§ **What this task involves**
Everything from the first line down to the line containing "Chart.register(...registerables);" is to be retyped exactly, both ends included, with pictures left out.

§ **Given information**
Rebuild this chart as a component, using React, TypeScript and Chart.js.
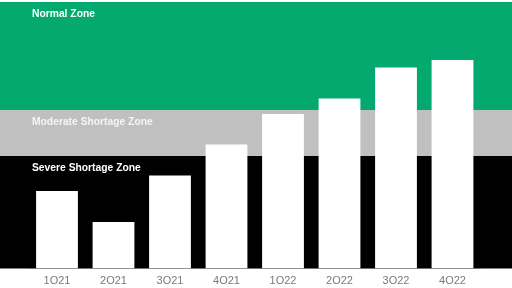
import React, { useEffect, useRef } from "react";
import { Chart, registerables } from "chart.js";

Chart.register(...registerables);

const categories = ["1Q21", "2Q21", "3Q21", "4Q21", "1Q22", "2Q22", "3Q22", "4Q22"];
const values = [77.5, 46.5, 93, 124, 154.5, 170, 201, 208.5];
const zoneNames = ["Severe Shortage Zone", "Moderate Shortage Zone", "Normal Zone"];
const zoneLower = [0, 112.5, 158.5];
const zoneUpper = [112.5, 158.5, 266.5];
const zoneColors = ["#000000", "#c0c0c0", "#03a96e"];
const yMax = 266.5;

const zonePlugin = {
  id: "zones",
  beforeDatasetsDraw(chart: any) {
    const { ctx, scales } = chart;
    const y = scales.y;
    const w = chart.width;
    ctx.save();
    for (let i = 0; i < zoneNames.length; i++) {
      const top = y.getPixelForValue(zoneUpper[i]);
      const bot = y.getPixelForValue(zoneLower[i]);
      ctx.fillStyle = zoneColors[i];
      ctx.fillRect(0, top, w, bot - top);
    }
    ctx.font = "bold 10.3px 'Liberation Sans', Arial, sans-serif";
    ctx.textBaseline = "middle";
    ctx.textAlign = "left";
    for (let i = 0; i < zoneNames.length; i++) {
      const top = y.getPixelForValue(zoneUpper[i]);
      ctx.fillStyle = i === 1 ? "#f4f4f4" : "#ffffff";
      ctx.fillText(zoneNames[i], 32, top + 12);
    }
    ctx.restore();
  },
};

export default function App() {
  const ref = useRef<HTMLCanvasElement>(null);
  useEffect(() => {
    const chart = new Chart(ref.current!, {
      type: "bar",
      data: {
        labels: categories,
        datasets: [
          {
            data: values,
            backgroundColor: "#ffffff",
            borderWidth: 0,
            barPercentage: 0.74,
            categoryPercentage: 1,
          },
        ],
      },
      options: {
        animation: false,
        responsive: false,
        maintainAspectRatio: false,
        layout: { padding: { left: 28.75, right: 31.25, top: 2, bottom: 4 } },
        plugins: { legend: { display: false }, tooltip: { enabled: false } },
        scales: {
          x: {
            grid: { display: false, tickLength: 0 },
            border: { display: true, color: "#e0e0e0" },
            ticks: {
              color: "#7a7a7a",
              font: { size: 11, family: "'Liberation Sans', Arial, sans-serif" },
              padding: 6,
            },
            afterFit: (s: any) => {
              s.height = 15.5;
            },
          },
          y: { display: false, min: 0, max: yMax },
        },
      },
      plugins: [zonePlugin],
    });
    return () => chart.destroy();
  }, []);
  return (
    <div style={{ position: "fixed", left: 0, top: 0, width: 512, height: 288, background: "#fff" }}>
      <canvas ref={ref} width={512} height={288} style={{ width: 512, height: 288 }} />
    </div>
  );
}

§ **Expected answer**
Rebuild this chart as a component, using React, TypeScript and Chart.js.
import React, { useEffect, useRef } from "react";
import { Chart, registerables } from "chart.js";

Chart.register(...registerables);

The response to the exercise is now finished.